HOLLINS FARM in Ennerdale is run by the Rawling family including William, his wife Louise and their son, Sam.
The farm is located in the Ennerdale Valley in the North West Lake District. It is a high fell farm with Herdwick sheep and beef suckler cows grazing land rising to over 2,800 feet.
William Rawling has a number of roles as well as being a working farmer. He acts as Chairman of the Cumbria Farmers’ Network, is Secretary of Ennerdale Show, Vice Chairman of the Herdwick Sheep Breeders Association and a member of the Federation of Cumbria Commoners.
The Rawlings have occupied Hollins farm since at least the 17th century and have been renowned breeders of Herdwick sheep since the late 19th century.
Although the steading (farmhouse) is in the Kelton township of Lamplugh Parish, the holding is now a large composite farm operating in Ennerdale and Kinniside. It has private land on Ennerdale fell and uses common rights on Kinniside common in respect of three farms.
© Copyright Louise Rawling, Ennerdale
In the 1920s this was the only farm in Ennerdale that was unwilling to sell its fell land to the Forestry Commission during the great afforestation of the valley – a threat to the landscape that led to the formation of Friends of the Lake District. The farm has subsequently come to an arrangement with the Forestry Commission and swapped land for a greater area on Great Borne.
The farm ranges from marginal enclosed pasture land in the valley bottom, rising to fells of over 2,800 feet high. The fell land includes an area of open grazing on white fell, heather fell and rocky, boulder strewn areas. Croasdale Beck at Hollins has significant natural woodland cover in a valley dominated by coniferous planting.
The main steading at Ennerdale has 200 ha of lower ground of which 35 ha is inbye pastureland used for silage making for the cattle enterprise. There is also 200 ha of privately owned fell land in Ennerdale. At Kinniside, there is 50 ha of inbye land with common rights on the fell for 1,300 sheep and followers. Unusually for a hill farm in Cumbria, around 6ha of land are cropped to make arable silage.

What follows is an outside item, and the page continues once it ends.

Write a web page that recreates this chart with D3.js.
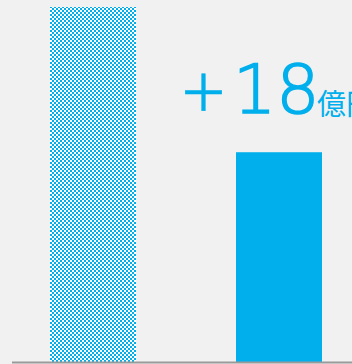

The farm has around 1,200 Herdwick sheep and 1,000 lowland ewes. There is a suckler cow enterprise with 70 continental cross suckler cows and followers.
Hollins farm is in the Lake District Environmentally Sensitive Area scheme and has a Wildlife Enhancement Scheme agreement with Natural England on an area of SSSI. This agreement restricts sheep numbers to conserve the vegetation including a particularly fine stand of heather around Clews Gill.